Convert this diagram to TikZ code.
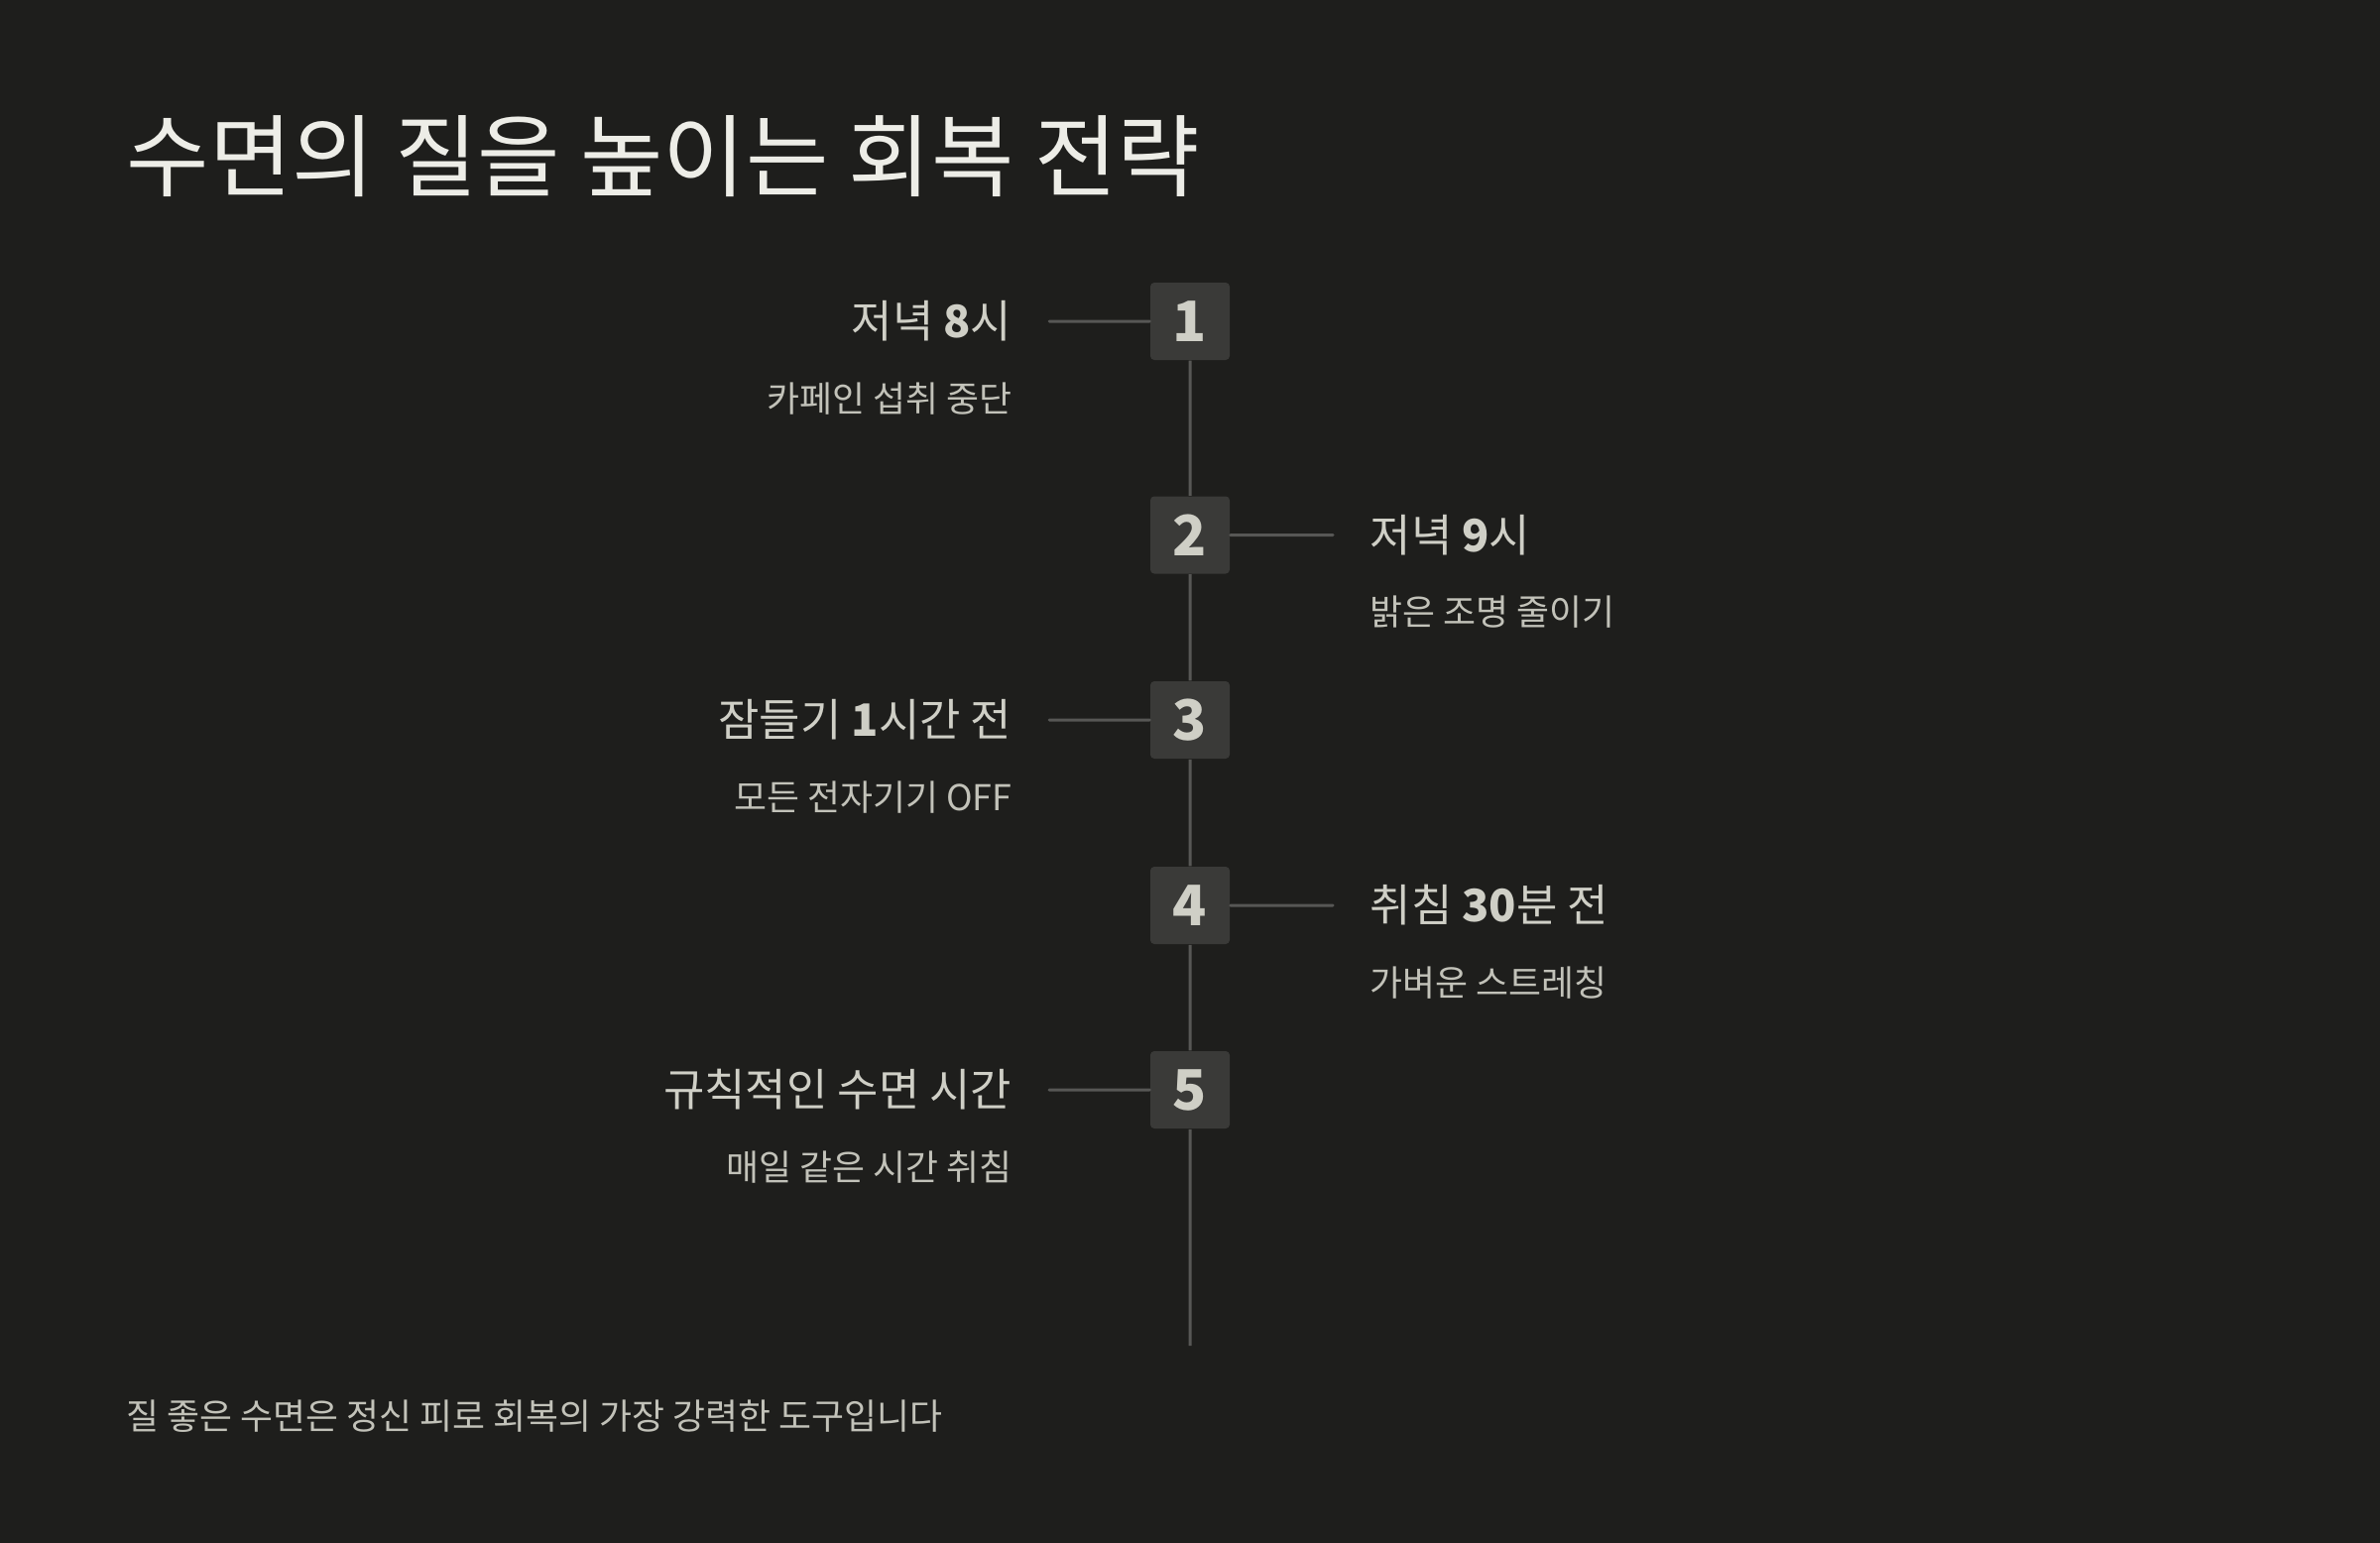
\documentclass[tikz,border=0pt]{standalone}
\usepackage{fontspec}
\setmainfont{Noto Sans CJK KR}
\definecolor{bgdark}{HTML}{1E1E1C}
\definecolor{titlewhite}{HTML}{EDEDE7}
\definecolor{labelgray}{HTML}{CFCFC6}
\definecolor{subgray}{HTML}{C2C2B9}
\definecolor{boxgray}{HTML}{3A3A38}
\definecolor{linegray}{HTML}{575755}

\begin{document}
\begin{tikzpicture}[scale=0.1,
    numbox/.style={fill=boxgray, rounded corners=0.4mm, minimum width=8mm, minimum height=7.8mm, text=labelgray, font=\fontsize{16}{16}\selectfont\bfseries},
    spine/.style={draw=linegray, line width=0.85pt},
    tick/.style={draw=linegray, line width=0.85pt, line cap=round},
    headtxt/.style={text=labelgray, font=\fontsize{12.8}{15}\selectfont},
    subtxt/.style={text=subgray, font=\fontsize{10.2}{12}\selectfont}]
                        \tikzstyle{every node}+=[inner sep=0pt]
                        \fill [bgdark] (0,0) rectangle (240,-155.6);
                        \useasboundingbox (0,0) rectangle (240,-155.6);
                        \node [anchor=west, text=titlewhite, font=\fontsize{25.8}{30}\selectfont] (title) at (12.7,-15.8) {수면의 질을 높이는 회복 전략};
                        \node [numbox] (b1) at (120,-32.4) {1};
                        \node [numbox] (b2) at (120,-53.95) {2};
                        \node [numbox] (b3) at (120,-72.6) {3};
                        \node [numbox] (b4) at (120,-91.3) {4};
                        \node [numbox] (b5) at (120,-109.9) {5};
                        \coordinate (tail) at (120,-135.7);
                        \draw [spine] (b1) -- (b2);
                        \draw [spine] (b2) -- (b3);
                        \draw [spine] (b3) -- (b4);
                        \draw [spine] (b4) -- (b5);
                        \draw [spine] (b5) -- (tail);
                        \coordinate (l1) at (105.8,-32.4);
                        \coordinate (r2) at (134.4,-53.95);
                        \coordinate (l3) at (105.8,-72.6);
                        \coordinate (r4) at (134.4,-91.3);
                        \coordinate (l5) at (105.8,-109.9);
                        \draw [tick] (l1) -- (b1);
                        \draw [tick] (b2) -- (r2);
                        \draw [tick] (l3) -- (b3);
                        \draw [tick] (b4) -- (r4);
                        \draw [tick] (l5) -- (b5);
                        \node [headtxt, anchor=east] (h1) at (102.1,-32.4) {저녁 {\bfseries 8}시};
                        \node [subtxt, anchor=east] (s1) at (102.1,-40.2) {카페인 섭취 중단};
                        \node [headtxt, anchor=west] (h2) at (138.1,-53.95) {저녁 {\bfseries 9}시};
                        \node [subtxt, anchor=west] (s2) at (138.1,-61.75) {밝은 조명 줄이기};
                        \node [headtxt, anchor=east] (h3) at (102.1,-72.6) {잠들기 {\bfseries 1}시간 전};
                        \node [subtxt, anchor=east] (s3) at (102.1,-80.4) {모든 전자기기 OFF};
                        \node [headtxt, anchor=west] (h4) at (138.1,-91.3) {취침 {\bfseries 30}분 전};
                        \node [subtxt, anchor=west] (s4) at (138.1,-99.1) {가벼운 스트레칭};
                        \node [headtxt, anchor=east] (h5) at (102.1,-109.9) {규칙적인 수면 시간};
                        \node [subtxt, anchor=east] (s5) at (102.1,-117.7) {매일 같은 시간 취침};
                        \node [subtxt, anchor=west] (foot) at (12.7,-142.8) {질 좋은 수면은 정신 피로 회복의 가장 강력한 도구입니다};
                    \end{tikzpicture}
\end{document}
--
** Job **
Print the complete listing exactly as it stands, without its pictures.

** Full answer **
Convert this diagram to TikZ code.
\documentclass[tikz,border=0pt]{standalone}
\usepackage{fontspec}
\setmainfont{Noto Sans CJK KR}
\definecolor{bgdark}{HTML}{1E1E1C}
\definecolor{titlewhite}{HTML}{EDEDE7}
\definecolor{labelgray}{HTML}{CFCFC6}
\definecolor{subgray}{HTML}{C2C2B9}
\definecolor{boxgray}{HTML}{3A3A38}
\definecolor{linegray}{HTML}{575755}

\begin{document}
\begin{tikzpicture}[scale=0.1,
    numbox/.style={fill=boxgray, rounded corners=0.4mm, minimum width=8mm, minimum height=7.8mm, text=labelgray, font=\fontsize{16}{16}\selectfont\bfseries},
    spine/.style={draw=linegray, line width=0.85pt},
    tick/.style={draw=linegray, line width=0.85pt, line cap=round},
    headtxt/.style={text=labelgray, font=\fontsize{12.8}{15}\selectfont},
    subtxt/.style={text=subgray, font=\fontsize{10.2}{12}\selectfont}]
                        \tikzstyle{every node}+=[inner sep=0pt]
                        \fill [bgdark] (0,0) rectangle (240,-155.6);
                        \useasboundingbox (0,0) rectangle (240,-155.6);
                        \node [anchor=west, text=titlewhite, font=\fontsize{25.8}{30}\selectfont] (title) at (12.7,-15.8) {수면의 질을 높이는 회복 전략};
                        \node [numbox] (b1) at (120,-32.4) {1};
                        \node [numbox] (b2) at (120,-53.95) {2};
                        \node [numbox] (b3) at (120,-72.6) {3};
                        \node [numbox] (b4) at (120,-91.3) {4};
                        \node [numbox] (b5) at (120,-109.9) {5};
                        \coordinate (tail) at (120,-135.7);
                        \draw [spine] (b1) -- (b2);
                        \draw [spine] (b2) -- (b3);
                        \draw [spine] (b3) -- (b4);
                        \draw [spine] (b4) -- (b5);
                        \draw [spine] (b5) -- (tail);
                        \coordinate (l1) at (105.8,-32.4);
                        \coordinate (r2) at (134.4,-53.95);
                        \coordinate (l3) at (105.8,-72.6);
                        \coordinate (r4) at (134.4,-91.3);
                        \coordinate (l5) at (105.8,-109.9);
                        \draw [tick] (l1) -- (b1);
                        \draw [tick] (b2) -- (r2);
                        \draw [tick] (l3) -- (b3);
                        \draw [tick] (b4) -- (r4);
                        \draw [tick] (l5) -- (b5);
                        \node [headtxt, anchor=east] (h1) at (102.1,-32.4) {저녁 {\bfseries 8}시};
                        \node [subtxt, anchor=east] (s1) at (102.1,-40.2) {카페인 섭취 중단};
                        \node [headtxt, anchor=west] (h2) at (138.1,-53.95) {저녁 {\bfseries 9}시};
                        \node [subtxt, anchor=west] (s2) at (138.1,-61.75) {밝은 조명 줄이기};
                        \node [headtxt, anchor=east] (h3) at (102.1,-72.6) {잠들기 {\bfseries 1}시간 전};
                        \node [subtxt, anchor=east] (s3) at (102.1,-80.4) {모든 전자기기 OFF};
                        \node [headtxt, anchor=west] (h4) at (138.1,-91.3) {취침 {\bfseries 30}분 전};
                        \node [subtxt, anchor=west] (s4) at (138.1,-99.1) {가벼운 스트레칭};
                        \node [headtxt, anchor=east] (h5) at (102.1,-109.9) {규칙적인 수면 시간};
                        \node [subtxt, anchor=east] (s5) at (102.1,-117.7) {매일 같은 시간 취침};
                        \node [subtxt, anchor=west] (foot) at (12.7,-142.8) {질 좋은 수면은 정신 피로 회복의 가장 강력한 도구입니다};
                    \end{tikzpicture}
\end{document}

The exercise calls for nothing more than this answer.